[Supplied information]
· · · · · · ·

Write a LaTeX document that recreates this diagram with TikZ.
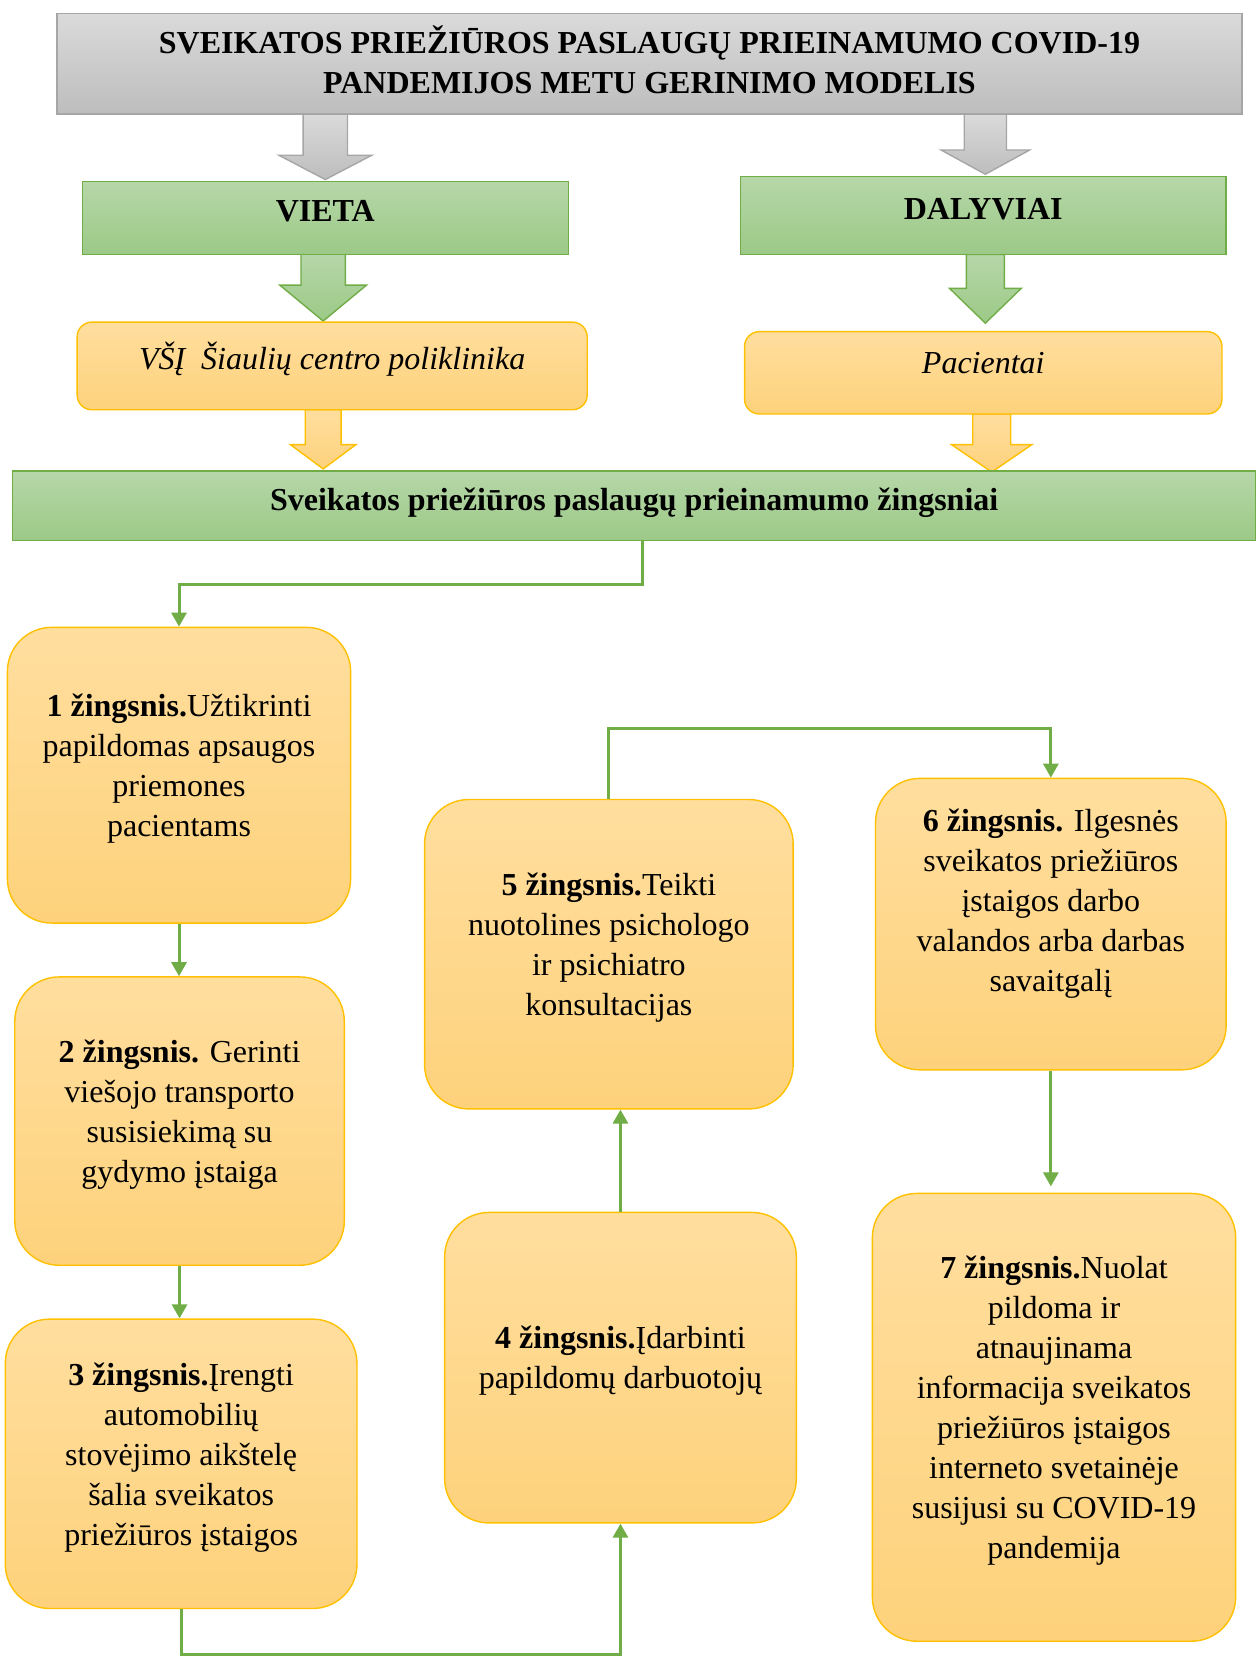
\documentclass[tikz,border=0pt]{standalone}
\usepackage{fontspec}
\setmainfont{Liberation Serif}
\usepackage{tikz}
\usetikzlibrary{arrows.meta}
\usetikzlibrary{calc}
\usetikzlibrary{positioning}

\newlength\px
\setlength\px{0.5282pt}

\definecolor{grayline}{HTML}{A6A6A6}
\definecolor{graytop}{HTML}{DADADA}
\definecolor{graybot}{HTML}{BDBDBD}
\definecolor{greenline}{HTML}{70AD47}
\definecolor{greentop}{HTML}{B6D7A8}
\definecolor{greenbot}{HTML}{9CC987}
\definecolor{goldline}{HTML}{FFC000}
\definecolor{goldtop}{HTML}{FFDE9E}
\definecolor{goldbot}{HTML}{FED27C}

\tikzset{
	basefont/.style={font=\fontsize{16}{20}\selectfont},
	graybox/.style={basefont, draw=grayline, line width=0.7pt, top color=graytop, bottom color=graybot, align=center, inner sep=0pt, text depth=4pt},
	greenbox/.style={basefont, draw=greenline, line width=0.7pt, top color=greentop, bottom color=greenbot, align=center, inner sep=0pt, text depth=7pt},
	goldbox/.style={basefont, draw=goldline, line width=0.7pt, top color=goldtop, bottom color=goldbot, align=center, inner sep=0pt, rounded corners=14\px, text depth=10pt},
	stepbox/.style={basefont, draw=goldline, line width=0.7pt, top color=goldtop, bottom color=goldbot, align=center, inner sep=0pt, rounded corners=42\px, text depth=10pt},
	link/.style={draw=greenline, line width=1.5pt, -{Triangle[length=7pt,width=7.5pt]}},
}

\begin{document}
\begin{tikzpicture}[x=\px, y=-\px]
		\useasboundingbox (0,0) rectangle (1189,1568);
		
		% block arrows between the upper boxes
		\path[draw=grayline, line width=0.7pt, top color=graytop, bottom color=graybot]
			(287,108) -- (329,108) -- (329,147) -- (352,147) -- (308,170) -- (264,147) -- (287,147) -- cycle;
		\path[draw=grayline, line width=0.7pt, top color=graytop, bottom color=graybot]
			(913,108) -- (953,108) -- (953,142) -- (975,142) -- (933,165) -- (891,142) -- (913,142) -- cycle;
		\path[draw=greenline, line width=0.7pt, top color=greentop, bottom color=greenbot]
			(285,240) -- (327,240) -- (327,270) -- (347,270) -- (306,304) -- (265,270) -- (285,270) -- cycle;
		\path[draw=greenline, line width=0.7pt, top color=greentop, bottom color=greenbot]
			(915,241) -- (951,241) -- (951,273) -- (967,273) -- (933,306) -- (899,273) -- (915,273) -- cycle;
		\path[draw=goldline, line width=0.7pt, top color=goldtop, bottom color=goldbot]
			(289,388) -- (323,388) -- (323,421) -- (337,421) -- (306,444) -- (275,421) -- (289,421) -- cycle;
		\path[draw=goldline, line width=0.7pt, top color=goldtop, bottom color=goldbot]
			(921,392) -- (957,392) -- (957,421) -- (977,421) -- (939,447) -- (901,421) -- (921,421) -- cycle;
		
		% title, place and participants
		\node[graybox, minimum width=1122\px, minimum height=95\px] (title) at (615,60.5)
			{\textbf{SVEIKATOS PRIEŽIŪROS PASLAUGŲ PRIEINAMUMO COVID-19}\\\textbf{PANDEMIJOS METU GERINIMO MODELIS}};
		\node[greenbox, minimum width=460\px, minimum height=69\px] (vieta) at (308,206.5) {\textbf{VIETA}};
		\node[greenbox, minimum width=460\px, minimum height=74\px] (dalyviai) at (931,204) {\textbf{DALYVIAI}};
		\node[goldbox, minimum width=483\px, minimum height=83\px] (vsi) at (314.5,346.5) {\textit{VŠĮ\ \ Šiaulių centro poliklinika}};
		\node[goldbox, minimum width=452\px, minimum height=78\px] (pac) at (931,353) {\textit{Pacientai}};
		\node[greenbox, minimum width=1177\px, minimum height=66\px] (bar) at (600.5,479)
			{\textbf{Sveikatos priežiūros paslaugų prieinamumo žingsniai}};
		
		% steps
		\node[stepbox, minimum width=325\px, minimum height=280\px] (step1) at (169.5,734)
			{\textbf{1 žingsnis.}Užtikrinti\\papildomas apsaugos\\priemones\\pacientams};
		\node[stepbox, minimum width=312\px, minimum height=273\px] (step2) at (170,1061.5)
			{\textbf{2 žingsnis.} Gerinti\\viešojo transporto\\susisiekimą su\\gydymo įstaiga};
		\node[stepbox, minimum width=333\px, minimum height=274\px] (step3) at (171.5,1386)
			{\textbf{3 žingsnis.}Įrengti\\automobilių\\stovėjimo aikštelę\\šalia sveikatos\\priežiūros įstaigos};
		\node[stepbox, minimum width=333\px, minimum height=294\px] (step4) at (587.5,1295)
			{\textbf{4 žingsnis.}Įdarbinti\\papildomų darbuotojų};
		\node[stepbox, minimum width=349\px, minimum height=293\px] (step5) at (576.5,903.5)
			{\textbf{5 žingsnis.}Teikti\\nuotolines psichologo\\ir psichiatro\\konsultacijas};
		\node[stepbox, minimum width=332\px, minimum height=276\px, text depth=24pt] (step6) at (995,875)
			{\textbf{6 žingsnis.} Ilgesnės\\sveikatos priežiūros\\įstaigos darbo\\valandos arba darbas\\savaitgalį};
		\node[stepbox, minimum width=344\px, minimum height=424\px] (step7) at (998,1342)
			{\textbf{7 žingsnis.}Nuolat\\pildoma ir\\atnaujinama\\informacija sveikatos\\priežiūros įstaigos\\interneto svetainėje\\susijusi su COVID-19\\pandemija};
		
		% connectors between the steps
		\draw[link] ($(bar.south)+(8,0)$) -- ++(0,41) -| (step1.north);
		\draw[link] (step1.south) -- (step1.south |- step2.north);
		\draw[link] (step2.south) -- (step2.south |- step3.north);
		\draw[link] (step3.south) -- ++(0,43) -| (step4.south);
		\draw[link] (step4.north) -- (step4.north |- step5.south);
		\draw[link] (step5.north) -- ++(0,-67) -| (step6.north);
		\draw[link] (step6.south) -- ($(step6.south |- step7.north)+(0,-6)$);
	\end{tikzpicture}
\end{document}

· · · · · · ·

[Exercise directions]
Copy out the whole listing exactly, and don't carry over any pictures.

[Answer]
Write a LaTeX document that recreates this diagram with TikZ.
\documentclass[tikz,border=0pt]{standalone}
\usepackage{fontspec}
\setmainfont{Liberation Serif}
\usepackage{tikz}
\usetikzlibrary{arrows.meta}
\usetikzlibrary{calc}
\usetikzlibrary{positioning}

\newlength\px
\setlength\px{0.5282pt}

\definecolor{grayline}{HTML}{A6A6A6}
\definecolor{graytop}{HTML}{DADADA}
\definecolor{graybot}{HTML}{BDBDBD}
\definecolor{greenline}{HTML}{70AD47}
\definecolor{greentop}{HTML}{B6D7A8}
\definecolor{greenbot}{HTML}{9CC987}
\definecolor{goldline}{HTML}{FFC000}
\definecolor{goldtop}{HTML}{FFDE9E}
\definecolor{goldbot}{HTML}{FED27C}

\tikzset{
	basefont/.style={font=\fontsize{16}{20}\selectfont},
	graybox/.style={basefont, draw=grayline, line width=0.7pt, top color=graytop, bottom color=graybot, align=center, inner sep=0pt, text depth=4pt},
	greenbox/.style={basefont, draw=greenline, line width=0.7pt, top color=greentop, bottom color=greenbot, align=center, inner sep=0pt, text depth=7pt},
	goldbox/.style={basefont, draw=goldline, line width=0.7pt, top color=goldtop, bottom color=goldbot, align=center, inner sep=0pt, rounded corners=14\px, text depth=10pt},
	stepbox/.style={basefont, draw=goldline, line width=0.7pt, top color=goldtop, bottom color=goldbot, align=center, inner sep=0pt, rounded corners=42\px, text depth=10pt},
	link/.style={draw=greenline, line width=1.5pt, -{Triangle[length=7pt,width=7.5pt]}},
}

\begin{document}
\begin{tikzpicture}[x=\px, y=-\px]
		\useasboundingbox (0,0) rectangle (1189,1568);
		
		% block arrows between the upper boxes
		\path[draw=grayline, line width=0.7pt, top color=graytop, bottom color=graybot]
			(287,108) -- (329,108) -- (329,147) -- (352,147) -- (308,170) -- (264,147) -- (287,147) -- cycle;
		\path[draw=grayline, line width=0.7pt, top color=graytop, bottom color=graybot]
			(913,108) -- (953,108) -- (953,142) -- (975,142) -- (933,165) -- (891,142) -- (913,142) -- cycle;
		\path[draw=greenline, line width=0.7pt, top color=greentop, bottom color=greenbot]
			(285,240) -- (327,240) -- (327,270) -- (347,270) -- (306,304) -- (265,270) -- (285,270) -- cycle;
		\path[draw=greenline, line width=0.7pt, top color=greentop, bottom color=greenbot]
			(915,241) -- (951,241) -- (951,273) -- (967,273) -- (933,306) -- (899,273) -- (915,273) -- cycle;
		\path[draw=goldline, line width=0.7pt, top color=goldtop, bottom color=goldbot]
			(289,388) -- (323,388) -- (323,421) -- (337,421) -- (306,444) -- (275,421) -- (289,421) -- cycle;
		\path[draw=goldline, line width=0.7pt, top color=goldtop, bottom color=goldbot]
			(921,392) -- (957,392) -- (957,421) -- (977,421) -- (939,447) -- (901,421) -- (921,421) -- cycle;
		
		% title, place and participants
		\node[graybox, minimum width=1122\px, minimum height=95\px] (title) at (615,60.5)
			{\textbf{SVEIKATOS PRIEŽIŪROS PASLAUGŲ PRIEINAMUMO COVID-19}\\\textbf{PANDEMIJOS METU GERINIMO MODELIS}};
		\node[greenbox, minimum width=460\px, minimum height=69\px] (vieta) at (308,206.5) {\textbf{VIETA}};
		\node[greenbox, minimum width=460\px, minimum height=74\px] (dalyviai) at (931,204) {\textbf{DALYVIAI}};
		\node[goldbox, minimum width=483\px, minimum height=83\px] (vsi) at (314.5,346.5) {\textit{VŠĮ\ \ Šiaulių centro poliklinika}};
		\node[goldbox, minimum width=452\px, minimum height=78\px] (pac) at (931,353) {\textit{Pacientai}};
		\node[greenbox, minimum width=1177\px, minimum height=66\px] (bar) at (600.5,479)
			{\textbf{Sveikatos priežiūros paslaugų prieinamumo žingsniai}};
		
		% steps
		\node[stepbox, minimum width=325\px, minimum height=280\px] (step1) at (169.5,734)
			{\textbf{1 žingsnis.}Užtikrinti\\papildomas apsaugos\\priemones\\pacientams};
		\node[stepbox, minimum width=312\px, minimum height=273\px] (step2) at (170,1061.5)
			{\textbf{2 žingsnis.} Gerinti\\viešojo transporto\\susisiekimą su\\gydymo įstaiga};
		\node[stepbox, minimum width=333\px, minimum height=274\px] (step3) at (171.5,1386)
			{\textbf{3 žingsnis.}Įrengti\\automobilių\\stovėjimo aikštelę\\šalia sveikatos\\priežiūros įstaigos};
		\node[stepbox, minimum width=333\px, minimum height=294\px] (step4) at (587.5,1295)
			{\textbf{4 žingsnis.}Įdarbinti\\papildomų darbuotojų};
		\node[stepbox, minimum width=349\px, minimum height=293\px] (step5) at (576.5,903.5)
			{\textbf{5 žingsnis.}Teikti\\nuotolines psichologo\\ir psichiatro\\konsultacijas};
		\node[stepbox, minimum width=332\px, minimum height=276\px, text depth=24pt] (step6) at (995,875)
			{\textbf{6 žingsnis.} Ilgesnės\\sveikatos priežiūros\\įstaigos darbo\\valandos arba darbas\\savaitgalį};
		\node[stepbox, minimum width=344\px, minimum height=424\px] (step7) at (998,1342)
			{\textbf{7 žingsnis.}Nuolat\\pildoma ir\\atnaujinama\\informacija sveikatos\\priežiūros įstaigos\\interneto svetainėje\\susijusi su COVID-19\\pandemija};
		
		% connectors between the steps
		\draw[link] ($(bar.south)+(8,0)$) -- ++(0,41) -| (step1.north);
		\draw[link] (step1.south) -- (step1.south |- step2.north);
		\draw[link] (step2.south) -- (step2.south |- step3.north);
		\draw[link] (step3.south) -- ++(0,43) -| (step4.south);
		\draw[link] (step4.north) -- (step4.north |- step5.south);
		\draw[link] (step5.north) -- ++(0,-67) -| (step6.north);
		\draw[link] (step6.south) -- ($(step6.south |- step7.north)+(0,-6)$);
	\end{tikzpicture}
\end{document}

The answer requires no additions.